▶ **RECORDS SHOWN**:
-- -- --

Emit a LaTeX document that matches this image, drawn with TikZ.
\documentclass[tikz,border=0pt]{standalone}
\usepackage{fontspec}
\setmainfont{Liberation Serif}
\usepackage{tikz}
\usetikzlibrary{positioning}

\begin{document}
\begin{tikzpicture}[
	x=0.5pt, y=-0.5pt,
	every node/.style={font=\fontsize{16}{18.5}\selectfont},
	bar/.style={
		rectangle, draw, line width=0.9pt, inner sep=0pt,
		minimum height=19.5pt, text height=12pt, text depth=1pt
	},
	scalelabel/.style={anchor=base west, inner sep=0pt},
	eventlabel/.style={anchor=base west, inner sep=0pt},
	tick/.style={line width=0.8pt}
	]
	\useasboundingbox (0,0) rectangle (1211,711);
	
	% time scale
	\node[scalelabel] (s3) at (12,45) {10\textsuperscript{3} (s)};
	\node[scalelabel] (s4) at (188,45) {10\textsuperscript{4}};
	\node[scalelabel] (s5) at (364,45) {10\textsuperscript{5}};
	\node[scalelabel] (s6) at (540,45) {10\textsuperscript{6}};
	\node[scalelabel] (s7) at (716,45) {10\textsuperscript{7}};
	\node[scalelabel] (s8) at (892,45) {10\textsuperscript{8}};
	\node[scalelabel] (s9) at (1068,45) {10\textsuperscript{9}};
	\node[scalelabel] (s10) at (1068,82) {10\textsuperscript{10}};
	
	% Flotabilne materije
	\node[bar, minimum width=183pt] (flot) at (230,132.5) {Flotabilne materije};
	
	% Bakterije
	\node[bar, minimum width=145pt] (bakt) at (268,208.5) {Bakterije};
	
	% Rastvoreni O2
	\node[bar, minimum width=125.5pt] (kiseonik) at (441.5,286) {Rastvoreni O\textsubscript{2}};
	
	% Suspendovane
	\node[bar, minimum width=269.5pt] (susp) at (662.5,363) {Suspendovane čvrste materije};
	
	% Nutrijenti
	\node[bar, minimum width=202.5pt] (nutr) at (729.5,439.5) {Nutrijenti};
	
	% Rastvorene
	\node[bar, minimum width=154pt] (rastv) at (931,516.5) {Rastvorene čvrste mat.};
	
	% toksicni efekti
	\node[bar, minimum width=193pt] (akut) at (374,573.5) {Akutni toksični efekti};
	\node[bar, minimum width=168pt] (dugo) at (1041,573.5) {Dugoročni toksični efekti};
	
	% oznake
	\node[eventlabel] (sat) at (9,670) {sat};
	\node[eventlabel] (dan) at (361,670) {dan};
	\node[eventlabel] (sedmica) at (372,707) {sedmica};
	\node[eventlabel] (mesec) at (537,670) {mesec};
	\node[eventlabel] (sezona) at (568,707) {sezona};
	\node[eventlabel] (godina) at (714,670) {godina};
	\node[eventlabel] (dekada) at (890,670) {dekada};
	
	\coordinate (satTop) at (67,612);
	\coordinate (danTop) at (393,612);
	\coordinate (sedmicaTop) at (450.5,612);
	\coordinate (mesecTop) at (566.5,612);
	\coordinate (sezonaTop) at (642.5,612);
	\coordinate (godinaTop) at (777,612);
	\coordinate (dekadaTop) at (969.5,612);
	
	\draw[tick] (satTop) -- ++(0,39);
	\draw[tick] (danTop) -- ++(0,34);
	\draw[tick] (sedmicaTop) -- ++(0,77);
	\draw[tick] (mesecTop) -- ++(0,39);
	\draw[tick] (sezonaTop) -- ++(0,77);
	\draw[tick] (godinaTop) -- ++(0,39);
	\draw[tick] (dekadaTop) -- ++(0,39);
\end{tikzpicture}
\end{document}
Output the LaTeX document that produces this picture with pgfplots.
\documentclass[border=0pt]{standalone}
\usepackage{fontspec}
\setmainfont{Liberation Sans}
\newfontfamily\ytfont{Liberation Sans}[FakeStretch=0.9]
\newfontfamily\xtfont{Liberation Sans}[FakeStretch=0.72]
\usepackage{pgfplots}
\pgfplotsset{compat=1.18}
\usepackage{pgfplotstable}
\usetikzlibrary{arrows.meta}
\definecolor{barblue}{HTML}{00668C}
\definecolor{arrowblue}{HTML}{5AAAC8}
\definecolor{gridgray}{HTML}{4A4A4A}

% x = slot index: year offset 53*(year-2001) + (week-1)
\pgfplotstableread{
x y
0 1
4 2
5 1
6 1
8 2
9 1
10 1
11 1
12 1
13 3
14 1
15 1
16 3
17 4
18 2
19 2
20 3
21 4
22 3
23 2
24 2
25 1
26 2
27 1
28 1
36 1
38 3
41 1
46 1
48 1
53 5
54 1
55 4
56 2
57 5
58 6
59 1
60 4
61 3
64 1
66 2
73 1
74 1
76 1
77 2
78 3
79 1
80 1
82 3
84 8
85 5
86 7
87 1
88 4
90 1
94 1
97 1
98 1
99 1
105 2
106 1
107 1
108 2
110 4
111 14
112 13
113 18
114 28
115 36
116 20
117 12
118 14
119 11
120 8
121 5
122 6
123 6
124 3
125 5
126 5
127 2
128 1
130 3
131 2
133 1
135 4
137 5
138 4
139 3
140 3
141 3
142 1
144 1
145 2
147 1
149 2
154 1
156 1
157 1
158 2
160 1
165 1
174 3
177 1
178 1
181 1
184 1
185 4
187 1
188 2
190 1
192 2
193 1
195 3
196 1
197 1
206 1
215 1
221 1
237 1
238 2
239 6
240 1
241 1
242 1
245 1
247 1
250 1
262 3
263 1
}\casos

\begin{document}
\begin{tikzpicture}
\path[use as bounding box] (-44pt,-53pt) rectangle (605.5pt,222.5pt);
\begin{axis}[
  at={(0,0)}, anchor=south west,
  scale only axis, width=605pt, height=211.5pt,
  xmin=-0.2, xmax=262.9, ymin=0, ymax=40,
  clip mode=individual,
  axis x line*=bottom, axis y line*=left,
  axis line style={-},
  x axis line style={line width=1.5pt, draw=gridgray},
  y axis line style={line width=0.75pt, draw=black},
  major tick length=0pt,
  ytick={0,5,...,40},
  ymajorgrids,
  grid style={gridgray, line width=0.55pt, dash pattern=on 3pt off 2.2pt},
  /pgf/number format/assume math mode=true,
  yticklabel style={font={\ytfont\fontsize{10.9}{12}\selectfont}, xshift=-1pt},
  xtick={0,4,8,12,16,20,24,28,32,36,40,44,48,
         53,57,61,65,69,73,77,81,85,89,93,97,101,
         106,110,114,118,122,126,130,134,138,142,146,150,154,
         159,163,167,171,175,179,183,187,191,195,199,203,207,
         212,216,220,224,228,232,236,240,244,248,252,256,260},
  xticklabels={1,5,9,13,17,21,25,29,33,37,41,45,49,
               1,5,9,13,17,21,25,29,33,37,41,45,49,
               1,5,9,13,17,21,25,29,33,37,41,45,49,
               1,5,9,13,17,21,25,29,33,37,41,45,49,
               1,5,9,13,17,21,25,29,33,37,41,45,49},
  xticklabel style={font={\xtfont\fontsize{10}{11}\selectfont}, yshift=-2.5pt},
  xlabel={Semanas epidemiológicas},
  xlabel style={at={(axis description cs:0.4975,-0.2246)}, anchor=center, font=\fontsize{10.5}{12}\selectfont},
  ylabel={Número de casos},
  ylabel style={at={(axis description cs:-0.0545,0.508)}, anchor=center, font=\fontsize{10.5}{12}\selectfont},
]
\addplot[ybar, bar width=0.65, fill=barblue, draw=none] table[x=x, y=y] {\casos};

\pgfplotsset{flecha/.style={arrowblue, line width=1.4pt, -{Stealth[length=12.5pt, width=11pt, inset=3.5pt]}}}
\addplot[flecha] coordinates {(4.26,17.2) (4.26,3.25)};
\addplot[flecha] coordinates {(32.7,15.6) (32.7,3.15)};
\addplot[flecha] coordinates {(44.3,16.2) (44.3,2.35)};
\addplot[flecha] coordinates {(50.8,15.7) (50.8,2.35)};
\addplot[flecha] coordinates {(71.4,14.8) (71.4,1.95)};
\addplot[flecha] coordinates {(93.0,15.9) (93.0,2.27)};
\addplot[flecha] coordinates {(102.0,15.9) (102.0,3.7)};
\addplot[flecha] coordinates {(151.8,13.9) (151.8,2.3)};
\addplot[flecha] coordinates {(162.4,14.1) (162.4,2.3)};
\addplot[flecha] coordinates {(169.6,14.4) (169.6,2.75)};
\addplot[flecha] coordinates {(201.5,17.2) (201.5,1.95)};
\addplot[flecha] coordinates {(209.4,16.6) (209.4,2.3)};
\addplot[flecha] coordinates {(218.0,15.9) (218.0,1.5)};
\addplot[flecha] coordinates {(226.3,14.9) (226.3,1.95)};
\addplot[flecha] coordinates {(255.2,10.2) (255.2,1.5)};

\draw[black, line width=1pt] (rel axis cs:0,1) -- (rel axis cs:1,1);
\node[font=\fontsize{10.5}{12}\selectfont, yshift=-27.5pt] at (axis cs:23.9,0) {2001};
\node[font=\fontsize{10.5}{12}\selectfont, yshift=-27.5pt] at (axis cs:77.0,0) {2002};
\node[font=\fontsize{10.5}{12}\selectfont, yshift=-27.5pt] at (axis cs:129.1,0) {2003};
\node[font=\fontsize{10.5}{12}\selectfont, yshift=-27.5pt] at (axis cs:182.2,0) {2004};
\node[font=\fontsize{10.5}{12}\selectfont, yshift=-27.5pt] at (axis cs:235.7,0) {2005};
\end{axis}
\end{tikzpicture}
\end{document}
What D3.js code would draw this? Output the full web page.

-- -- --

▶ **EXERCISE**:
Print the listing above from its first line through the line with "minimum width=168pt] (dugo)", and stop there.

▶ **IN RESPONSE**:
Emit a LaTeX document that matches this image, drawn with TikZ.
\documentclass[tikz,border=0pt]{standalone}
\usepackage{fontspec}
\setmainfont{Liberation Serif}
\usepackage{tikz}
\usetikzlibrary{positioning}

\begin{document}
\begin{tikzpicture}[
	x=0.5pt, y=-0.5pt,
	every node/.style={font=\fontsize{16}{18.5}\selectfont},
	bar/.style={
		rectangle, draw, line width=0.9pt, inner sep=0pt,
		minimum height=19.5pt, text height=12pt, text depth=1pt
	},
	scalelabel/.style={anchor=base west, inner sep=0pt},
	eventlabel/.style={anchor=base west, inner sep=0pt},
	tick/.style={line width=0.8pt}
	]
	\useasboundingbox (0,0) rectangle (1211,711);
	
	% time scale
	\node[scalelabel] (s3) at (12,45) {10\textsuperscript{3} (s)};
	\node[scalelabel] (s4) at (188,45) {10\textsuperscript{4}};
	\node[scalelabel] (s5) at (364,45) {10\textsuperscript{5}};
	\node[scalelabel] (s6) at (540,45) {10\textsuperscript{6}};
	\node[scalelabel] (s7) at (716,45) {10\textsuperscript{7}};
	\node[scalelabel] (s8) at (892,45) {10\textsuperscript{8}};
	\node[scalelabel] (s9) at (1068,45) {10\textsuperscript{9}};
	\node[scalelabel] (s10) at (1068,82) {10\textsuperscript{10}};
	
	% Flotabilne materije
	\node[bar, minimum width=183pt] (flot) at (230,132.5) {Flotabilne materije};
	
	% Bakterije
	\node[bar, minimum width=145pt] (bakt) at (268,208.5) {Bakterije};
	
	% Rastvoreni O2
	\node[bar, minimum width=125.5pt] (kiseonik) at (441.5,286) {Rastvoreni O\textsubscript{2}};
	
	% Suspendovane
	\node[bar, minimum width=269.5pt] (susp) at (662.5,363) {Suspendovane čvrste materije};
	
	% Nutrijenti
	\node[bar, minimum width=202.5pt] (nutr) at (729.5,439.5) {Nutrijenti};
	
	% Rastvorene
	\node[bar, minimum width=154pt] (rastv) at (931,516.5) {Rastvorene čvrste mat.};
	
	% toksicni efekti
	\node[bar, minimum width=193pt] (akut) at (374,573.5) {Akutni toksični efekti};
	\node[bar, minimum width=168pt] (dugo) at (1041,573.5) {Dugoročni toksični efekti};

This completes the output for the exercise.